* **Given request**: Reproduce the listing below exactly. Pictures do not belong in the copy.

┌─ Raw data

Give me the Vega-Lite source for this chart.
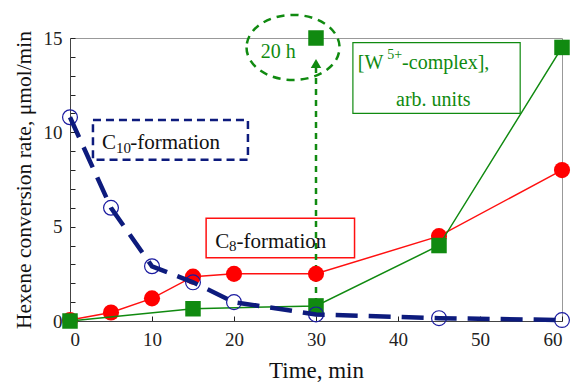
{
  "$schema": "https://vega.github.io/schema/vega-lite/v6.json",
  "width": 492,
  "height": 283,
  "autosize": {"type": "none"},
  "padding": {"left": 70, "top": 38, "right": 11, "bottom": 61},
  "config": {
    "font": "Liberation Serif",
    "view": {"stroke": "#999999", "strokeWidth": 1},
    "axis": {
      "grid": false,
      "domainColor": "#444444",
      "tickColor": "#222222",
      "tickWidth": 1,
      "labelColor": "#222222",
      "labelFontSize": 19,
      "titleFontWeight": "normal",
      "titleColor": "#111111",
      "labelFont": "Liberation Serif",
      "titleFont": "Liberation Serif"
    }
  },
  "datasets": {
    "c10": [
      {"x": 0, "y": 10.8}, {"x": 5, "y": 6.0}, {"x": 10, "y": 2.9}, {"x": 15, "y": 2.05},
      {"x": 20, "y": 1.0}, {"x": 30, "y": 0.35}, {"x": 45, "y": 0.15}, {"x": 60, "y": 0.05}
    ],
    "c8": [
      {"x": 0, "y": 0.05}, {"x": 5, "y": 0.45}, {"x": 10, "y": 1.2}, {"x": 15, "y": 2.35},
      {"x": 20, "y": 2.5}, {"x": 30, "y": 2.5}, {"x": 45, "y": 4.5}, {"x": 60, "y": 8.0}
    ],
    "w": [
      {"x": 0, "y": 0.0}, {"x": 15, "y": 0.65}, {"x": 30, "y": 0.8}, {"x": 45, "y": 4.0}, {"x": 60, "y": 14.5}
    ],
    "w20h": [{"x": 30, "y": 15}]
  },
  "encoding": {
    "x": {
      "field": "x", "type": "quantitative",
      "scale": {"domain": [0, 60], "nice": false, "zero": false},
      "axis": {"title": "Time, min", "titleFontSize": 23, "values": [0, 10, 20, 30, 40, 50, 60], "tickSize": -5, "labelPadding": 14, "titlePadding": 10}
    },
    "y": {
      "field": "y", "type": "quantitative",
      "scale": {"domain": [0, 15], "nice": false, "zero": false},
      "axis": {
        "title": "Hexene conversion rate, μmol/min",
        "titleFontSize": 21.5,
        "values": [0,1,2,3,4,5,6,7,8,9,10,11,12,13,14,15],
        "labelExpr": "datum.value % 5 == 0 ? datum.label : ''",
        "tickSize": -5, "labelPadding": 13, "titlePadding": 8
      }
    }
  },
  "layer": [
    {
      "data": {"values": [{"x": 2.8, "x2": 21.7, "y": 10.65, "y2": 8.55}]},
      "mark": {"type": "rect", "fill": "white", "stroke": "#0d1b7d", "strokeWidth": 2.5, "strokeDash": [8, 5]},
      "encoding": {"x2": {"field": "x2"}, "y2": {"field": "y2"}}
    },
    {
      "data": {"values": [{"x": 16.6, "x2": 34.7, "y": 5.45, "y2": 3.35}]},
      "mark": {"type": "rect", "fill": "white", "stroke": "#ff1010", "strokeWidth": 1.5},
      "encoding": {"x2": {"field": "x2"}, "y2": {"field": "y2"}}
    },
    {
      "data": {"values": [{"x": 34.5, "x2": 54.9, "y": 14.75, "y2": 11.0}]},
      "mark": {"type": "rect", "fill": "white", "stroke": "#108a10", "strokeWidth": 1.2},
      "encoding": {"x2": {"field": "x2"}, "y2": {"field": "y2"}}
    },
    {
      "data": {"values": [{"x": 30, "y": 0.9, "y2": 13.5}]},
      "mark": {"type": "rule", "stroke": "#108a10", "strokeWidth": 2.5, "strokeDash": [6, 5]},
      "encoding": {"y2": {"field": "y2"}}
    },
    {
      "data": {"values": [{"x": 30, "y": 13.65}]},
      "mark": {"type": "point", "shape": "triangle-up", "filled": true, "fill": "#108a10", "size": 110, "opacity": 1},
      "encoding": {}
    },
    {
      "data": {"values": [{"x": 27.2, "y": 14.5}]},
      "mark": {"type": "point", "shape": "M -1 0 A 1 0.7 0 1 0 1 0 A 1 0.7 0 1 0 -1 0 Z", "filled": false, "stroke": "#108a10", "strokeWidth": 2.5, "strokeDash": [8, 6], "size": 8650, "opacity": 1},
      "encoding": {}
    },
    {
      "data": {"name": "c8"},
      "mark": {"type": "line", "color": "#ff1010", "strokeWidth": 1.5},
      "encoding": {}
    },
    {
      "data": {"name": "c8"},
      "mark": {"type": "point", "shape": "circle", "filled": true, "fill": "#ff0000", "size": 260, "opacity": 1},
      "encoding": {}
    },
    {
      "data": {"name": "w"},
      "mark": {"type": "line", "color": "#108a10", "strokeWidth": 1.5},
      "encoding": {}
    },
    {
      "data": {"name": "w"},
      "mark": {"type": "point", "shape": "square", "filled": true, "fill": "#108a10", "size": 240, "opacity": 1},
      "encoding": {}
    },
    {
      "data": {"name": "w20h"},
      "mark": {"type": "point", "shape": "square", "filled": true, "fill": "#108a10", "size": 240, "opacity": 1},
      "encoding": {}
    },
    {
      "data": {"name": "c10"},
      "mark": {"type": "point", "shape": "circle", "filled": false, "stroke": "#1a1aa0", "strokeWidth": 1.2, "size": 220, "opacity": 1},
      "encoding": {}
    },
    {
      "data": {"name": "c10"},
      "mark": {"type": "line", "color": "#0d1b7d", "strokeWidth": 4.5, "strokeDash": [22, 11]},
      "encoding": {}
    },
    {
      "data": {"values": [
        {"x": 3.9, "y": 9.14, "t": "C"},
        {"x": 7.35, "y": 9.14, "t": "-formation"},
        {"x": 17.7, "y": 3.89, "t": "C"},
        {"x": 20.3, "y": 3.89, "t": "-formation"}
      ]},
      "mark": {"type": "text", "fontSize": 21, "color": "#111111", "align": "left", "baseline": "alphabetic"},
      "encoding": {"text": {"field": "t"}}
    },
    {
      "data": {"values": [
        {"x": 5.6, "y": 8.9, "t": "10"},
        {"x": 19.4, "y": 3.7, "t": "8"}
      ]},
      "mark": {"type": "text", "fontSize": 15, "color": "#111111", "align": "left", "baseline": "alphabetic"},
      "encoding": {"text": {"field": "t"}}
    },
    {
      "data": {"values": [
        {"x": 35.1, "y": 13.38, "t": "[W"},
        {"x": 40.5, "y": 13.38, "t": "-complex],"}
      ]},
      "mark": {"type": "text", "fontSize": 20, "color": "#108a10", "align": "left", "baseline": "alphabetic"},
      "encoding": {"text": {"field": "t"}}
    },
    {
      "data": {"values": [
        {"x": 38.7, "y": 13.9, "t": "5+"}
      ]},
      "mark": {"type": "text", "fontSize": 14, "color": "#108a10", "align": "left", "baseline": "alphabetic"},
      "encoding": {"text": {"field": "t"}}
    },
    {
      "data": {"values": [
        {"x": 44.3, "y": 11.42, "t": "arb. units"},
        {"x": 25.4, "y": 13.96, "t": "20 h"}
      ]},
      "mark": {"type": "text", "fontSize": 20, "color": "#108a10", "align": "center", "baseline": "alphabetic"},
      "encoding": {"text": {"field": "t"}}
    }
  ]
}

└─

* **Response below**:
Give me the Vega-Lite source for this chart.
{
  "$schema": "https://vega.github.io/schema/vega-lite/v6.json",
  "width": 492,
  "height": 283,
  "autosize": {"type": "none"},
  "padding": {"left": 70, "top": 38, "right": 11, "bottom": 61},
  "config": {
    "font": "Liberation Serif",
    "view": {"stroke": "#999999", "strokeWidth": 1},
    "axis": {
      "grid": false,
      "domainColor": "#444444",
      "tickColor": "#222222",
      "tickWidth": 1,
      "labelColor": "#222222",
      "labelFontSize": 19,
      "titleFontWeight": "normal",
      "titleColor": "#111111",
      "labelFont": "Liberation Serif",
      "titleFont": "Liberation Serif"
    }
  },
  "datasets": {
    "c10": [
      {"x": 0, "y": 10.8}, {"x": 5, "y": 6.0}, {"x": 10, "y": 2.9}, {"x": 15, "y": 2.05},
      {"x": 20, "y": 1.0}, {"x": 30, "y": 0.35}, {"x": 45, "y": 0.15}, {"x": 60, "y": 0.05}
    ],
    "c8": [
      {"x": 0, "y": 0.05}, {"x": 5, "y": 0.45}, {"x": 10, "y": 1.2}, {"x": 15, "y": 2.35},
      {"x": 20, "y": 2.5}, {"x": 30, "y": 2.5}, {"x": 45, "y": 4.5}, {"x": 60, "y": 8.0}
    ],
    "w": [
      {"x": 0, "y": 0.0}, {"x": 15, "y": 0.65}, {"x": 30, "y": 0.8}, {"x": 45, "y": 4.0}, {"x": 60, "y": 14.5}
    ],
    "w20h": [{"x": 30, "y": 15}]
  },
  "encoding": {
    "x": {
      "field": "x", "type": "quantitative",
      "scale": {"domain": [0, 60], "nice": false, "zero": false},
      "axis": {"title": "Time, min", "titleFontSize": 23, "values": [0, 10, 20, 30, 40, 50, 60], "tickSize": -5, "labelPadding": 14, "titlePadding": 10}
    },
    "y": {
      "field": "y", "type": "quantitative",
      "scale": {"domain": [0, 15], "nice": false, "zero": false},
      "axis": {
        "title": "Hexene conversion rate, μmol/min",
        "titleFontSize": 21.5,
        "values": [0,1,2,3,4,5,6,7,8,9,10,11,12,13,14,15],
        "labelExpr": "datum.value % 5 == 0 ? datum.label : ''",
        "tickSize": -5, "labelPadding": 13, "titlePadding": 8
      }
    }
  },
  "layer": [
    {
      "data": {"values": [{"x": 2.8, "x2": 21.7, "y": 10.65, "y2": 8.55}]},
      "mark": {"type": "rect", "fill": "white", "stroke": "#0d1b7d", "strokeWidth": 2.5, "strokeDash": [8, 5]},
      "encoding": {"x2": {"field": "x2"}, "y2": {"field": "y2"}}
    },
    {
      "data": {"values": [{"x": 16.6, "x2": 34.7, "y": 5.45, "y2": 3.35}]},
      "mark": {"type": "rect", "fill": "white", "stroke": "#ff1010", "strokeWidth": 1.5},
      "encoding": {"x2": {"field": "x2"}, "y2": {"field": "y2"}}
    },
    {
      "data": {"values": [{"x": 34.5, "x2": 54.9, "y": 14.75, "y2": 11.0}]},
      "mark": {"type": "rect", "fill": "white", "stroke": "#108a10", "strokeWidth": 1.2},
      "encoding": {"x2": {"field": "x2"}, "y2": {"field": "y2"}}
    },
    {
      "data": {"values": [{"x": 30, "y": 0.9, "y2": 13.5}]},
      "mark": {"type": "rule", "stroke": "#108a10", "strokeWidth": 2.5, "strokeDash": [6, 5]},
      "encoding": {"y2": {"field": "y2"}}
    },
    {
      "data": {"values": [{"x": 30, "y": 13.65}]},
      "mark": {"type": "point", "shape": "triangle-up", "filled": true, "fill": "#108a10", "size": 110, "opacity": 1},
      "encoding": {}
    },
    {
      "data": {"values": [{"x": 27.2, "y": 14.5}]},
      "mark": {"type": "point", "shape": "M -1 0 A 1 0.7 0 1 0 1 0 A 1 0.7 0 1 0 -1 0 Z", "filled": false, "stroke": "#108a10", "strokeWidth": 2.5, "strokeDash": [8, 6], "size": 8650, "opacity": 1},
      "encoding": {}
    },
    {
      "data": {"name": "c8"},
      "mark": {"type": "line", "color": "#ff1010", "strokeWidth": 1.5},
      "encoding": {}
    },
    {
      "data": {"name": "c8"},
      "mark": {"type": "point", "shape": "circle", "filled": true, "fill": "#ff0000", "size": 260, "opacity": 1},
      "encoding": {}
    },
    {
      "data": {"name": "w"},
      "mark": {"type": "line", "color": "#108a10", "strokeWidth": 1.5},
      "encoding": {}
    },
    {
      "data": {"name": "w"},
      "mark": {"type": "point", "shape": "square", "filled": true, "fill": "#108a10", "size": 240, "opacity": 1},
      "encoding": {}
    },
    {
      "data": {"name": "w20h"},
      "mark": {"type": "point", "shape": "square", "filled": true, "fill": "#108a10", "size": 240, "opacity": 1},
      "encoding": {}
    },
    {
      "data": {"name": "c10"},
      "mark": {"type": "point", "shape": "circle", "filled": false, "stroke": "#1a1aa0", "strokeWidth": 1.2, "size": 220, "opacity": 1},
      "encoding": {}
    },
    {
      "data": {"name": "c10"},
      "mark": {"type": "line", "color": "#0d1b7d", "strokeWidth": 4.5, "strokeDash": [22, 11]},
      "encoding": {}
    },
    {
      "data": {"values": [
        {"x": 3.9, "y": 9.14, "t": "C"},
        {"x": 7.35, "y": 9.14, "t": "-formation"},
        {"x": 17.7, "y": 3.89, "t": "C"},
        {"x": 20.3, "y": 3.89, "t": "-formation"}
      ]},
      "mark": {"type": "text", "fontSize": 21, "color": "#111111", "align": "left", "baseline": "alphabetic"},
      "encoding": {"text": {"field": "t"}}
    },
    {
      "data": {"values": [
        {"x": 5.6, "y": 8.9, "t": "10"},
        {"x": 19.4, "y": 3.7, "t": "8"}
      ]},
      "mark": {"type": "text", "fontSize": 15, "color": "#111111", "align": "left", "baseline": "alphabetic"},
      "encoding": {"text": {"field": "t"}}
    },
    {
      "data": {"values": [
        {"x": 35.1, "y": 13.38, "t": "[W"},
        {"x": 40.5, "y": 13.38, "t": "-complex],"}
      ]},
      "mark": {"type": "text", "fontSize": 20, "color": "#108a10", "align": "left", "baseline": "alphabetic"},
      "encoding": {"text": {"field": "t"}}
    },
    {
      "data": {"values": [
        {"x": 38.7, "y": 13.9, "t": "5+"}
      ]},
      "mark": {"type": "text", "fontSize": 14, "color": "#108a10", "align": "left", "baseline": "alphabetic"},
      "encoding": {"text": {"field": "t"}}
    },
    {
      "data": {"values": [
        {"x": 44.3, "y": 11.42, "t": "arb. units"},
        {"x": 25.4, "y": 13.96, "t": "20 h"}
      ]},
      "mark": {"type": "text", "fontSize": 20, "color": "#108a10", "align": "center", "baseline": "alphabetic"},
      "encoding": {"text": {"field": "t"}}
    }
  ]
}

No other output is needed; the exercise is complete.